SUPPLIED INFORMATION
※ ※ ※
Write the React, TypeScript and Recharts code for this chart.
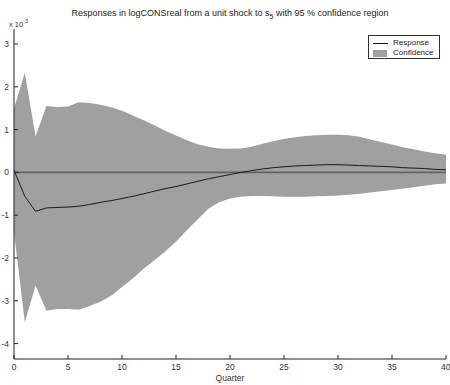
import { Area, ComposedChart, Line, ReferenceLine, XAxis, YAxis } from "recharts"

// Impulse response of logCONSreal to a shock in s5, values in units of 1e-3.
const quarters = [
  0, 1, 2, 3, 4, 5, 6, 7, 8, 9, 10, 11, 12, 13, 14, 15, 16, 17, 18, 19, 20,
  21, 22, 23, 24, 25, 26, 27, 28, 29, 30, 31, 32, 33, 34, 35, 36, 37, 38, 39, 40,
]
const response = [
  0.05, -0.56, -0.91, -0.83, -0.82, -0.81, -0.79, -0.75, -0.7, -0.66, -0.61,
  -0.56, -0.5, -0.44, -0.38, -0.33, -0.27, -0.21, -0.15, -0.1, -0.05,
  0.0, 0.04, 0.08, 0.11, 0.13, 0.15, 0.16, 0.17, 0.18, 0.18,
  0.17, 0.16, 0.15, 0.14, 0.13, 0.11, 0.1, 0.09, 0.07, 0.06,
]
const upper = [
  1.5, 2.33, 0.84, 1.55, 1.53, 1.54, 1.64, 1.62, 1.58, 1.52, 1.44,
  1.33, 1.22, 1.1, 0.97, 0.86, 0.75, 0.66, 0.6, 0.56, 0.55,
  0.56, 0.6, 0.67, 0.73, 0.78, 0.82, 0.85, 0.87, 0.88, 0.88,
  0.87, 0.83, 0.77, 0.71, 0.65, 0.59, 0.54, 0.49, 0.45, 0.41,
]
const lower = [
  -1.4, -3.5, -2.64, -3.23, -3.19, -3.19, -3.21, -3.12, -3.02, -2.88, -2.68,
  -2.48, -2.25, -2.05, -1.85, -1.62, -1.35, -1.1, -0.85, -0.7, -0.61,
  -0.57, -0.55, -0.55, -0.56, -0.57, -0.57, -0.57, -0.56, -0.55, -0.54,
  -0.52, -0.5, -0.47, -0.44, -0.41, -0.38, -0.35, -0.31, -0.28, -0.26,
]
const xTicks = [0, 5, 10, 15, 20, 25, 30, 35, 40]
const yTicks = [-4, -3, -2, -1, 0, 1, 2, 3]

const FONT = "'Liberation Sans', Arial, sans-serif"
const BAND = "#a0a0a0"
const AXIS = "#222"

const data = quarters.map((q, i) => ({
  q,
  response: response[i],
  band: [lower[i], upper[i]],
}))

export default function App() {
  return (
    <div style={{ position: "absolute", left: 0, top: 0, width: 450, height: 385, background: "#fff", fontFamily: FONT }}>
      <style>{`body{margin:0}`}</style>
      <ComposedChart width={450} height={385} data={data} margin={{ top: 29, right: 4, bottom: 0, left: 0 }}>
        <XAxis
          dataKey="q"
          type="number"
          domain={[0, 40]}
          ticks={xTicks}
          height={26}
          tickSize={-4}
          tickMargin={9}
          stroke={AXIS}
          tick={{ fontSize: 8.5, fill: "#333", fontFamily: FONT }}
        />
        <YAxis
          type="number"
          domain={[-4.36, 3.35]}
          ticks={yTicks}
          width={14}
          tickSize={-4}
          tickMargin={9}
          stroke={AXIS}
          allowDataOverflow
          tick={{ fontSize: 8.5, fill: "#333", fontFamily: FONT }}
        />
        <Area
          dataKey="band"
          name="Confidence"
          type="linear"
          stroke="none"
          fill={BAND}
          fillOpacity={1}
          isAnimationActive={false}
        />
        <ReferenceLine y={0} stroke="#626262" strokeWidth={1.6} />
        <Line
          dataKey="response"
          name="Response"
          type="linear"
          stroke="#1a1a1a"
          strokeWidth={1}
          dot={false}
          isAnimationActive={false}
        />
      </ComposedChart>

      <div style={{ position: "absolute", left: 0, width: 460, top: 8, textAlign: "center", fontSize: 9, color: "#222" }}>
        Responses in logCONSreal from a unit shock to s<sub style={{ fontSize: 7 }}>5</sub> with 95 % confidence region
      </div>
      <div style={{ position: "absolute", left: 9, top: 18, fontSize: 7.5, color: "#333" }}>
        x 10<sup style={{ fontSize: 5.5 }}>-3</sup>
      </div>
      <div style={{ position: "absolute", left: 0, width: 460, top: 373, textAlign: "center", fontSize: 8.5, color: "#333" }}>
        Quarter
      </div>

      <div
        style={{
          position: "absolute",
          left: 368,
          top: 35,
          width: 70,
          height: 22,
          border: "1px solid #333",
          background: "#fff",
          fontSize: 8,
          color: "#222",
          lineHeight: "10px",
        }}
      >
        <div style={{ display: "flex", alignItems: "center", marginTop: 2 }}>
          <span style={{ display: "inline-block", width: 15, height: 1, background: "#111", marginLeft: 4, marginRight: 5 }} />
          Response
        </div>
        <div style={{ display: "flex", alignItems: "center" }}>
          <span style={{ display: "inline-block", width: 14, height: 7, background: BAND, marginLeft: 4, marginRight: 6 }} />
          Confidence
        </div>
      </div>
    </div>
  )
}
※ ※ ※
Return exactly what appears from the opening line of the material through the line with "ReferenceLine, XAxis, YAxis", apart from the pictures.

Write the React, TypeScript and Recharts code for this chart.
import { Area, ComposedChart, Line, ReferenceLine, XAxis, YAxis } from "recharts"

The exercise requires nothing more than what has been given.